Дела ему сдавала доктор Барановская, которую Славинский хорошо помнил по институту. Она в свое время получила назначение в Дагестан, но какой-то благодетель пристроил ее в Ленинграде. Она нигде долго не работала, все искала место получше.
— Вряд ли сработаетесь со здешним начальством, — посматриваясь в маленькое круглое зеркальце и взбивая одной рукой прическу, предупредила его Барановская. — Увольнять меня ведь не за что. Я еще устрою шум! Подумайте только — вызвали и предложили самой уйти. При такой обстановке, когда тебя начинают травить, оставаться, конечно, невозможно... Главный врач здесь не ценит спокойствия. Ведь как хорошо все было. Больше всего возни с алкоголиками, но я избавляла диспансер от этого. Направляла всех в больницу, и на этом — конец... Тут приходила комиссия. Я показала им: видите, нет помещения, чтобы проводить лечение апоморфином. И больше никто не тревожил... А теперь начальство получило какую-то директиву, что ли. Не понимают, и директива эта — на время. Потом опять все забудется, пойдет по-старому...

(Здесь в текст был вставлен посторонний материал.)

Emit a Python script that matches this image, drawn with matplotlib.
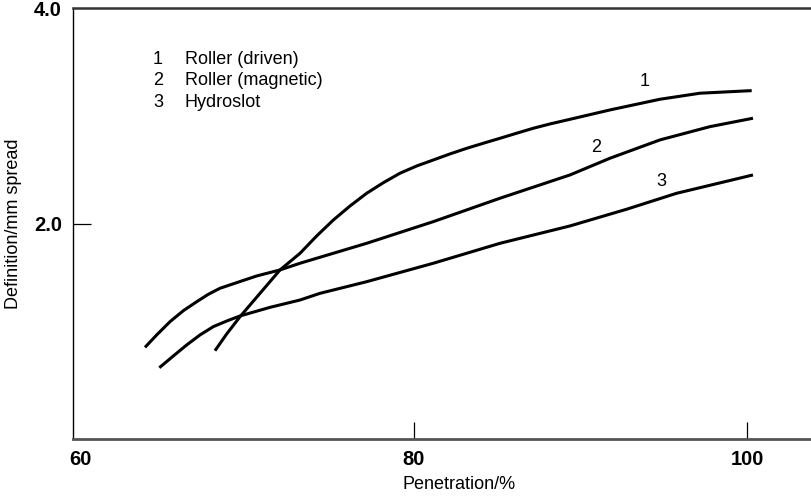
import matplotlib.pyplot as plt

plt.rcParams['font.family'] = ['Liberation Sans', 'DejaVu Sans']

# Curve 1: Roller (driven)
x1 = [68.06, 68.76, 69.56, 70.76, 71.96, 73.16, 74.16, 75.16, 76.16, 77.16,
      78.16, 79.16, 80.16, 81.16, 82.16, 83.16, 84.16, 85.16, 86.16, 87.16,
      88.16, 89.36, 91.76, 94.76, 97.16, 100.26]
y1 = [0.822, 0.977, 1.137, 1.354, 1.571, 1.725, 1.886, 2.034, 2.164, 2.282,
      2.380, 2.468, 2.535, 2.591, 2.647, 2.699, 2.746, 2.792, 2.839, 2.885,
      2.925, 2.968, 3.055, 3.154, 3.21, 3.234]

# Curve 2: Roller (magnetic)
x2 = [63.86, 64.56, 65.36, 66.16, 66.96, 67.66, 68.36, 69.36, 70.56, 71.96,
      73.16, 77.16, 81.16, 85.16, 89.36, 91.76, 94.76, 97.76, 100.34]
y2 = [0.853, 0.968, 1.091, 1.193, 1.276, 1.345, 1.401, 1.453, 1.515, 1.571,
      1.633, 1.818, 2.019, 2.236, 2.452, 2.607, 2.777, 2.9, 2.978]

# Curve 3: Hydroslot
x3 = [64.72, 65.56, 66.36, 67.16, 67.96, 68.76, 69.56, 71.36, 73.16, 74.36,
      77.16, 81.16, 85.16, 89.36, 92.76, 95.76, 100.34]
y3 = [0.664, 0.773, 0.875, 0.968, 1.045, 1.097, 1.144, 1.224, 1.292, 1.354,
      1.462, 1.633, 1.818, 1.979, 2.134, 2.282, 2.452]

key_numbers = ['1', '2', '3']
key_names = ['Roller (driven)', 'Roller (magnetic)', 'Hydroslot']
xticks = [60, 80, 100]
yticks = [2.0, 4.0]

fig = plt.figure(figsize=(8.12, 4.99), dpi=100)
ax = fig.add_axes([0.0899, 0.1196, 0.9101, 0.8643])

for xs, ys in [(x1, y1), (x2, y2), (x3, y3)]:
    ax.plot(xs, ys, color='black', lw=2.2, solid_capstyle='butt',
            solid_joinstyle='round')

ax.set_xlim(59.54, 103.88)
ax.set_ylim(0, 4)

ax.spines['right'].set_visible(False)
ax.spines['left'].set_color('black')
ax.spines['left'].set_linewidth(1.0)
ax.spines['bottom'].set_color('#555555')
ax.spines['bottom'].set_linewidth(2.0)
ax.spines['top'].set_color('#333333')
ax.spines['top'].set_linewidth(1.8)

ax.set_xticks(xticks)
ax.set_xticklabels([str(t) for t in xticks], fontsize=14.5, fontweight='bold')
ax.set_yticks(yticks)
ax.set_yticklabels(['%.1f' % t for t in yticks], fontsize=14.5, fontweight='bold')
ax.tick_params(axis='x', direction='in', length=12.6, width=0.9, pad=8)
ax.tick_params(axis='y', direction='in', length=12.6, width=0.9, pad=8)
ax.xaxis.get_major_ticks()[0].tick1line.set_visible(False)
ax.yaxis.get_major_ticks()[1].tick1line.set_visible(False)

ax.set_xlabel('Penetration/%', fontsize=13)
ax.xaxis.set_label_coords(0.522, -0.085)
ax.set_ylabel('Definition/mm spread', fontsize=13)
ax.yaxis.set_label_coords(-0.069, 0.5)

# key in the top left
key_y = [3.523, 3.324, 3.12]
for num, name, ky in zip(key_numbers, key_names, key_y):
    ax.text(64.64, ky, num, fontsize=13, ha='center', va='center')
    ax.text(66.26, ky, name, fontsize=13, ha='left', va='center')

# curve numbers
ax.text(93.86, 3.317, '1', fontsize=13, ha='center', va='center')
ax.text(90.90, 2.709, '2', fontsize=13, ha='center', va='center')
ax.text(94.86, 2.39, '3', fontsize=13, ha='center', va='center')

fig.savefig('out.png', dpi=100)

Но Петр Афанасьевич не разделял мнения Барановской. Вряд ли теперь пойдет все по-старому. Уже всем становится совершенно ясно, что лечить алкоголиков надо не в больницах, а амбулаторно. Он бы начал лечение апоморфином в диспансере и без всяких указаний сверху. Директивы действительно могут быть на месяц или на год. А борьба с алкоголизмом — большая задача на годы и годы.
Славинский был теперь твердо уверен, что главное лечение алкоголиков, конечно же, должно быть массовым и проводиться в диспансерах. Это не будет отрывать больных от работы. Здесь можно создавать большие группы, а по окончании курса назначать контрольные явки и устраивать профилактические сеансы, закрепляющие рефлекс отвращения к алкоголю.
Возвращаясь мыслями к своей оставленной научной работе, Петр Афанасьевич настойчиво и придирчиво допрашивал себя. Что сделал он? Ну что? В тысячу первый раз описал приступ белой горячки? Подтвердил описания профессора Верейского, уже и без того подтвержденные? Так что проку? Этим он помог Новикову? Вот Алексей как-то предлагал, видимо, действительно важную и интересную тему — роль профилактики в борьбе с алкоголизмом. Тогда он не понял всей широты и значения ее. А теперь?